Directive. For each line below that includes the word "this", make a copy.

Information supplied.
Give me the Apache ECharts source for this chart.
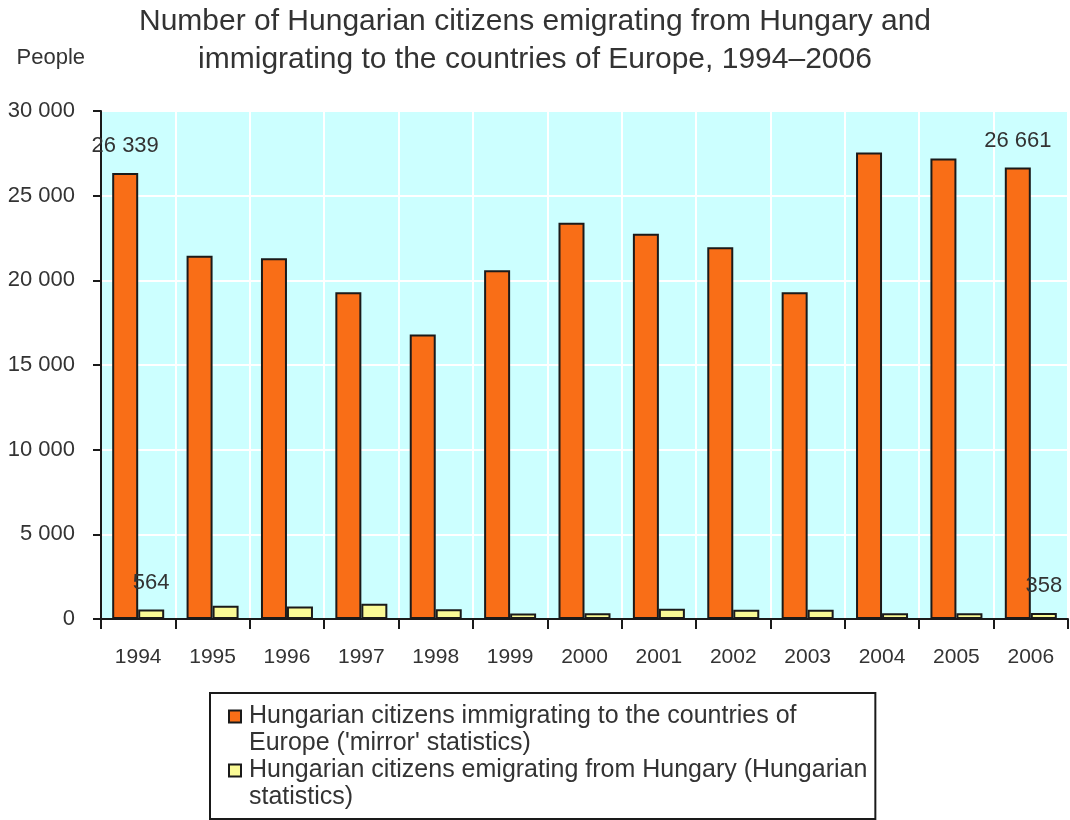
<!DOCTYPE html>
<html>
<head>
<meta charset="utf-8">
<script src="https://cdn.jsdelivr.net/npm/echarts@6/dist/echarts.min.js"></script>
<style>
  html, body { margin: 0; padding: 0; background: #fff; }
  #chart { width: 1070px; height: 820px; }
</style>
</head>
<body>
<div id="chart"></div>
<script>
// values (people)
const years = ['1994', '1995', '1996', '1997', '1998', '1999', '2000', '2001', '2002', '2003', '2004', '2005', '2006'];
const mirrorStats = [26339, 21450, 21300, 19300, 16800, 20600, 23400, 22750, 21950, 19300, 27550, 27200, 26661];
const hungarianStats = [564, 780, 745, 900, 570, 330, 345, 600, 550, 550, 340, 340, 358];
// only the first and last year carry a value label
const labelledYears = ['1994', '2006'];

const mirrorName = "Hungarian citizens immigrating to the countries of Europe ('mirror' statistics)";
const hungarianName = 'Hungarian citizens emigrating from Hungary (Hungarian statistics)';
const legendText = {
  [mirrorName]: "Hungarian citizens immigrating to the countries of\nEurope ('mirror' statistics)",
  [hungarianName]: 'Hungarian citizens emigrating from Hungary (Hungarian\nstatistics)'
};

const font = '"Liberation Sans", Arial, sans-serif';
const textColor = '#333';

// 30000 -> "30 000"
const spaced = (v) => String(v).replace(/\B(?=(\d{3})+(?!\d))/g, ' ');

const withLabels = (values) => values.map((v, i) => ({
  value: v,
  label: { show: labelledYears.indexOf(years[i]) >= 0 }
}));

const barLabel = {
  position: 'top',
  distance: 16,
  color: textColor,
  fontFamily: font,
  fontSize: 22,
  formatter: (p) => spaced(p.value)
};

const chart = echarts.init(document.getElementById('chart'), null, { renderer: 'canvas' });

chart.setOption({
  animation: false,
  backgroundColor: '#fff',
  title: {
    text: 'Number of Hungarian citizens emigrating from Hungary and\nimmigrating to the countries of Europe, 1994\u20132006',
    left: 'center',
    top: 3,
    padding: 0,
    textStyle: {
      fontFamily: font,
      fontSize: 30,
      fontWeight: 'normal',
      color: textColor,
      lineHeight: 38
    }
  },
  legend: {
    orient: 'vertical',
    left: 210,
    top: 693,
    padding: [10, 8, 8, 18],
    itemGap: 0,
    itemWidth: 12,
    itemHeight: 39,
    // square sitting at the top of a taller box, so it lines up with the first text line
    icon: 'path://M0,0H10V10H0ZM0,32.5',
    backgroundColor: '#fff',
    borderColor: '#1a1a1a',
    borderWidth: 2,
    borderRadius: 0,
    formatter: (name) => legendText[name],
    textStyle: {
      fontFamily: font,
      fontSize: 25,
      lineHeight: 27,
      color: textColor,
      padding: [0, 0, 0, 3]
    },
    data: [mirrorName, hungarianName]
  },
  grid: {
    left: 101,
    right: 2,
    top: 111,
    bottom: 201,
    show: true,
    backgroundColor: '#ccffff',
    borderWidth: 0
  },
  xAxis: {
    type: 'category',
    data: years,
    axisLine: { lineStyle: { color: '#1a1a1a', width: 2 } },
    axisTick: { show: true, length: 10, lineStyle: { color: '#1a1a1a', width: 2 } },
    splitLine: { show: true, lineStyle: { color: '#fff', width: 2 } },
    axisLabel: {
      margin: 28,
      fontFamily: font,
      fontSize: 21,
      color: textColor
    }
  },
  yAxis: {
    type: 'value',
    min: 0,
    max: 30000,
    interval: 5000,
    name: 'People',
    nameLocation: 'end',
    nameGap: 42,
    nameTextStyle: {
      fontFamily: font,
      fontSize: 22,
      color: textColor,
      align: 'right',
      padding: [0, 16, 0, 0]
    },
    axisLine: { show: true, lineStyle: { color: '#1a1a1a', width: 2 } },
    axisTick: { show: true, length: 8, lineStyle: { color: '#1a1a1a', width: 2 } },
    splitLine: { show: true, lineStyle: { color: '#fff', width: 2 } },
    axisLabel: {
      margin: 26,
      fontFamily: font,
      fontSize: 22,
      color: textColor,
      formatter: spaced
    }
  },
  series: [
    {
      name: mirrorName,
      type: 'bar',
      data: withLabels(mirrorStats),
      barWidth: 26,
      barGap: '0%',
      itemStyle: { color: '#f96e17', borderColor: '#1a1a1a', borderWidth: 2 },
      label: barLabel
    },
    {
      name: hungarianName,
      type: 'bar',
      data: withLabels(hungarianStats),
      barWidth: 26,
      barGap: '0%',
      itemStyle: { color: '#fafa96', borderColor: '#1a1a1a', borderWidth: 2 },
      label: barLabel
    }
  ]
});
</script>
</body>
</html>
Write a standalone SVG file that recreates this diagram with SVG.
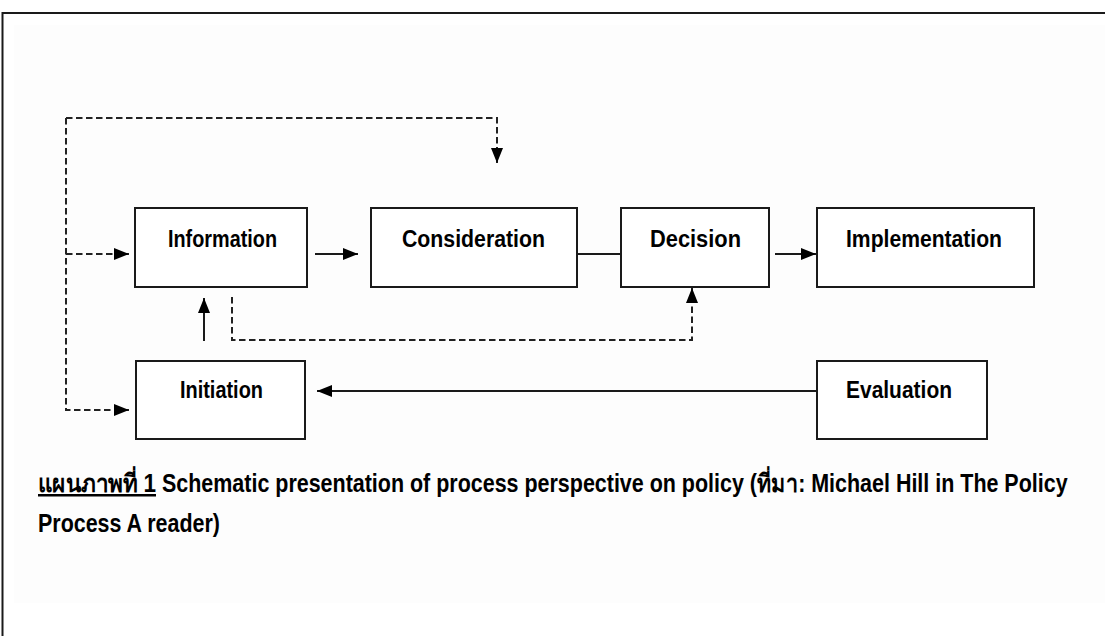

Correct output.
Give me the Apache ECharts source for this chart.
Write a standalone SVG file that recreates this diagram with SVG.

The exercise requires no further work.